Saturday, 26 June 2010

Next year's election campaign has already begun.

At least as far as the Labour Party is concerned it has. I got this leaflet through the letter box a few days ago:

Note the self-satisfied grins on the faces of this unholy trio of Laburite career politicians. On the face of it, it might look a bit triumphalist, as the Labour got comfortable majorities in both the national and local elections round here. But they don't normally send out this kind of literature right after an election – that's more of a Lib Dem tactic, in fact I'd be surprised if the Lib Dems don't retaliate with one of their Focus leaflets shortly.

My guess is that the Labourites have realised that their two council seats in Miles Platting and Newton Heath aren't quite as rock-solid secure as they have been in previous years. They've already lost one of the three seats in this ward a couple of years ago. I was certainly surprised when Flanagan was re-elected, and it's very possible that he wouldn't have been if it hadn't been for the unusually high turnout brought about by having both elections on the same day – Labour always benefit from high voter turnouts. When June Hitchen comes up for re-election next year, they won't have that advantage, so who can say what will happen?

Thursday, 10 June 2010

Would the Cumbria massacre have happened without the Firearms Acts?

Following on from the horrific events in Cumbria, it was completely predictable that statist politicians such as John Pugh and Chris Williamson would come out of the woodwork to advocate yet more bans on lawful firearms ownership. Naturally they fail to provide any evidence that any further gun bans will reduce the likelihood of the next massacre, because there is no such evidence. People who want to commit murder will do so, whatever the law says. Certainly Derrick Bird's actions appear at this point to have been premeditated. If he hadn't used legally owned guns to do what he did, he'd have used firearms bought on the black market – and black market guns are easier to acquire than legal ones these days, especially if you want something that's currently prohibited.

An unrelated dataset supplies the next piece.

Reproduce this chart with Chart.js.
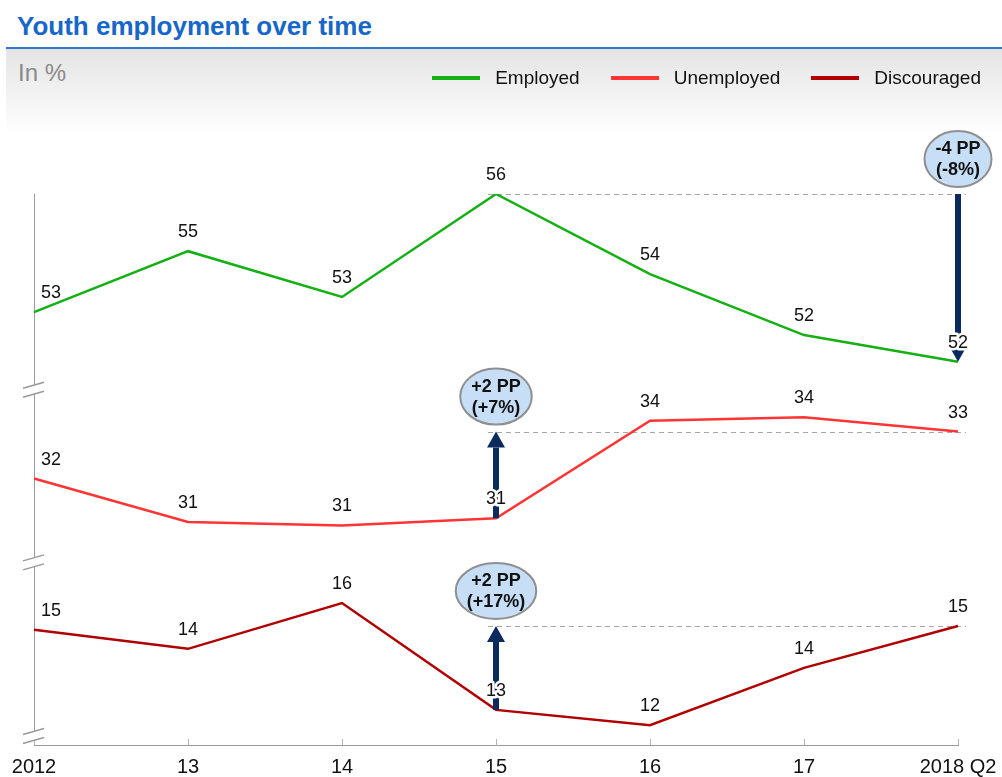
<!DOCTYPE html>
<html>
<head>
<meta charset="utf-8">
<script src="https://cdn.jsdelivr.net/npm/chart.js@4.4.1/dist/chart.umd.min.js"></script>
<style>
  body { margin: 0; width: 1002px; height: 777px; overflow: hidden; background: #fff; font-family: 'Liberation Sans', Arial, sans-serif; }
  #band { position: absolute; left: 6px; right: 0; top: 49px; height: 85px; background: linear-gradient(#e4e4e4, #ffffff); }
  #rule { position: absolute; left: 6px; right: 0; top: 47px; height: 2px; background: #2b7bd0; }
  #title { position: absolute; left: 17px; top: 11px; font-size: 26px; font-weight: bold; color: #1767c8; line-height: 30px; }
  #unit { position: absolute; left: 18px; top: 59px; font-size: 24px; color: #8a8a8a; line-height: 28px; }
  #legend { position: absolute; right: 21px; top: 66px; display: flex; font-size: 19px; color: #111; line-height: 24px; }
  #legend .item { display: flex; align-items: center; margin-left: 31px; }
  #legend .swatch { width: 48px; height: 4px; margin-right: 15px; }
  #wrap { position: absolute; left: 0; top: 0; width: 1002px; height: 789px; }
</style>
</head>
<body>
<div id="band"></div>
<div id="rule"></div>
<div id="title">Youth employment over time</div>
<div id="unit">In %</div>
<div id="wrap"><canvas id="grafico"></canvas></div>
<div id="legend"></div>

<script>
// dados
const anos = ['2012', '13', '14', '15', '16', '17', '2018 Q2']
const seriesNomes = ['Employed', 'Unemployed', 'Discouraged']
const empregados = [53.1, 54.7, 53.5, 56.2, 54.1, 52.5, 51.8]
const desempregados = [32.1, 30.9, 30.8, 31.0, 33.7, 33.8, 33.4]
const desalentados = [15.1, 14.6, 15.8, 13.0, 12.6, 14.1, 15.2]
const empregadosRotulos = ['53', '55', '53', '56', '54', '52', '52']
const desempregadosRotulos = ['32', '31', '31', '31', '34', '34', '33']
const desalentadosRotulos = ['15', '14', '16', '13', '12', '14', '15']

// variacoes 2015 -> 2018 Q2
const variacoes = [
  { serie: 0, de: 3, ate: 6, textos: ['-4 PP', '(-8%)'] },
  { serie: 1, de: 3, ate: 6, textos: ['+2 PP', '(+7%)'] },
  { serie: 2, de: 3, ate: 6, textos: ['+2 PP', '(+17%)'] }
]

const cores = ['#14b014', '#ff3535', '#b00000']
const fonte = "'Liberation Sans', Arial, sans-serif"
const rotulos = [empregadosRotulos, desempregadosRotulos, desalentadosRotulos]

function quebra(ctx, x, yc) {
  ctx.save()
  ctx.fillStyle = '#fff'
  ctx.beginPath()
  ctx.moveTo(x - 11, yc - 1.5)
  ctx.lineTo(x + 10, yc - 7.5)
  ctx.lineTo(x + 10, yc + 1.5)
  ctx.lineTo(x - 11, yc + 7.5)
  ctx.closePath()
  ctx.fill()
  ctx.strokeStyle = '#999'
  ctx.lineWidth = 1.5
  ctx.beginPath()
  ctx.moveTo(x - 11, yc - 1.5); ctx.lineTo(x + 10, yc - 7.5)
  ctx.moveTo(x - 11, yc + 7.5); ctx.lineTo(x + 10, yc + 1.5)
  ctx.stroke()
  ctx.restore()
}

const eixosPlugin = {
  id: 'eixos',
  beforeDatasetsDraw(chart) {
    const ctx = chart.ctx
    const area = chart.chartArea
    const xs = chart.scales.x
    ctx.save()
    // eixo vertical
    ctx.strokeStyle = '#9a9a9a'
    ctx.lineWidth = 1
    ctx.beginPath()
    ctx.moveTo(area.left + 0.5, area.top)
    ctx.lineTo(area.left + 0.5, area.bottom)
    ctx.stroke()
    // marcas do eixo x
    ctx.strokeStyle = '#b5b5b5'
    anos.forEach((a, i) => {
      const x = Math.round(xs.getPixelForValue(i)) + 0.5
      ctx.beginPath()
      ctx.moveTo(x, area.bottom)
      ctx.lineTo(x, area.bottom - 6)
      ctx.stroke()
    })
    // linhas tracejadas de referencia
    ctx.strokeStyle = '#a8a8a8'
    ctx.setLineDash([5, 4])
    variacoes.forEach(v => {
      const meta = chart.getDatasetMeta(v.serie)
      const p0 = meta.data[v.de], p1 = meta.data[v.ate]
      const y = Math.round(p1.y < p0.y ? p1.y : p0.y) + 0.5
      ctx.beginPath()
      ctx.moveTo(p0.x - 8, y)
      ctx.lineTo(p1.x + 8, y)
      ctx.stroke()
    })
    ctx.restore()
    ;['yEmp', 'yDes', 'yDis'].forEach(id => quebra(ctx, area.left, chart.scales[id].bottom - 9))
  },
  afterDatasetsDraw(chart) {
    const ctx = chart.ctx
    ctx.save()
    // setas
    ctx.fillStyle = '#0b2a5e'
    variacoes.forEach(v => {
      const meta = chart.getDatasetMeta(v.serie)
      const p0 = meta.data[v.de], p1 = meta.data[v.ate]
      const desce = p1.y > p0.y
      const x = desce ? p1.x : p0.x
      const dir = desce ? 1 : -1
      const base = p1.y - dir * 16
      ctx.fillRect(x - 3, Math.min(p0.y, base), 6, Math.abs(base - p0.y))
      ctx.beginPath()
      ctx.moveTo(x - 9, base)
      ctx.lineTo(x + 9, base)
      ctx.lineTo(x, p1.y)
      ctx.closePath()
      ctx.fill()
    })
    // rotulos de valores
    ctx.font = '18px ' + fonte
    ctx.textAlign = 'center'
    ctx.textBaseline = 'middle'
    ctx.lineJoin = 'round'
    chart.data.datasets.forEach((ds, i) => {
      chart.getDatasetMeta(i).data.forEach((pt, j) => {
        const x = pt.x + (j === 0 ? 17 : 0)
        const y = pt.y - 19
        ctx.strokeStyle = '#fff'
        ctx.lineWidth = 5
        ctx.strokeText(rotulos[i][j], x, y)
        ctx.fillStyle = '#111'
        ctx.fillText(rotulos[i][j], x, y)
      })
    })
    // baloes
    ctx.font = 'bold 18px ' + fonte
    variacoes.forEach(v => {
      const meta = chart.getDatasetMeta(v.serie)
      const p0 = meta.data[v.de], p1 = meta.data[v.ate]
      const x = p1.y > p0.y ? p1.x : p0.x
      const cy = Math.min(p0.y, p1.y) - 35
      const larg = Math.max(...v.textos.map(t => ctx.measureText(t).width))
      ctx.beginPath()
      ctx.ellipse(x, cy, larg / 2 + 11, 28, 0, 0, Math.PI * 2)
      ctx.fillStyle = '#c6def6'
      ctx.fill()
      ctx.strokeStyle = '#8f8f8f'
      ctx.lineWidth = 2
      ctx.stroke()
      ctx.fillStyle = '#111'
      ctx.fillText(v.textos[0], x, cy - 10)
      ctx.fillText(v.textos[1], x, cy + 11)
    })
    ctx.restore()
  }
}

Chart.defaults.font.family = fonte

const grafico = new Chart(document.getElementById('grafico'), {
  type: 'line',
  data: {
    labels: anos,
    datasets: [
      { label: seriesNomes[0], data: empregados, yAxisID: 'yEmp', borderColor: cores[0], backgroundColor: cores[0] },
      { label: seriesNomes[1], data: desempregados, yAxisID: 'yDes', borderColor: cores[1], backgroundColor: cores[1] },
      { label: seriesNomes[2], data: desalentados, yAxisID: 'yDis', borderColor: cores[2], backgroundColor: cores[2] }
    ]
  },
  options: {
    responsive: true,
    maintainAspectRatio: false,
    animation: false,
    layout: { padding: { top: 194, left: 34, right: 44, bottom: 0 } },
    elements: {
      line: { borderWidth: 2.5, tension: 0 },
      point: { radius: 0 }
    },
    plugins: { legend: { display: false }, tooltip: { enabled: false } },
    scales: {
      x: {
        offset: false,
        grid: { display: false, drawTicks: false },
        border: { display: true, color: '#9a9a9a', width: 1 },
        ticks: { padding: 10, color: '#111', font: { size: 20 }, maxRotation: 0, autoSkip: false },
        afterFit(scale) {
          scale.paddingLeft = 0
          scale.paddingRight = 0
        }
      },
      yDis: { display: false, stack: 'paineis', stackWeight: 173, min: 12.08, max: 16.63 },
      yDes: { display: false, stack: 'paineis', stackWeight: 172, min: 29.53, max: 34.31 },
      yEmp: { display: false, stack: 'paineis', stackWeight: 204, min: 50.83, max: 56.2 }
    }
  },
  plugins: [eixosPlugin]
})

// legenda em html
let legendaDiv = document.getElementById('legend')
grafico.data.datasets.forEach(ds => {
  legendaDiv.innerHTML += `
    <div class="item"><div class="swatch" style="background:${ds.borderColor}"></div>${ds.label}</div>
  `
})
</script>
</body>
</html>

The 1988 and 1997 Firearms Acts were sold as being intended to prevent future atrocities such as happened in Hungerford and Dunblane. They have clearly not had that effect, so what makes anyone think that further bans will improve the situation? The only obvious effect current legislation had on the outcome of the Cumbria massacre was to ensure that Bird's victims were all unarmed and therefore easy targets. If only one of the random people who crossed Bird's path on that day had been armed, they would have been in with a chance of stopping him, or at least slowing him down. A few decades ago this would have been more likely, as the gun laws were more laid back then.

But there's one more thing about this event that I've been wondering about – did Bird just suddenly snap or did he feel himself deteriorating over time, as his problems gradually started to get on top of him? There is a story that he tried to get himself admitted to a mental hospital just a day or two before the massacre, but was turned away – I don't know if that's true or not. But if it was a gradual process, did he seek help earlier? If not, why not? Could he have been deterred from seeking professional help by the 1997 Firearms (Amendment) Act? To see what I mean by this, pop along to the Merseyside Police website and download either a Form 101 (application for a Firearm Certificate) or a Form 103 (application for a Shotgun Certificate) and read Section 16. It reads “I hereby give permission for the police to approach my GP to obtain factual details of my medical history.” It's something that was added to the form as a result of the 1997 Act. That on it's own is enough to deter any licensed gun owner from seeing his doctor if he starts suffering from any emotional or psychological problems – he'd be scared that the fact that he's being treated for depression or whatever would get back to the police and that they'd use it as an excuse to revoke his FAC or SGC. Did this fact deter Bird from seeking help before it was too late? I don't know, we'll probably never know. Would a councelling or therapy have helped to prevent him going off the rails? Again, I don't know and we'll probably never know. It's not like psychology is an exact science.

But what does seem obvious to me is that clause in our draconian gun laws actually increases the risk of licensed gun owners developing problems in the future – probably not by very much but the possibility's there. Something to think about.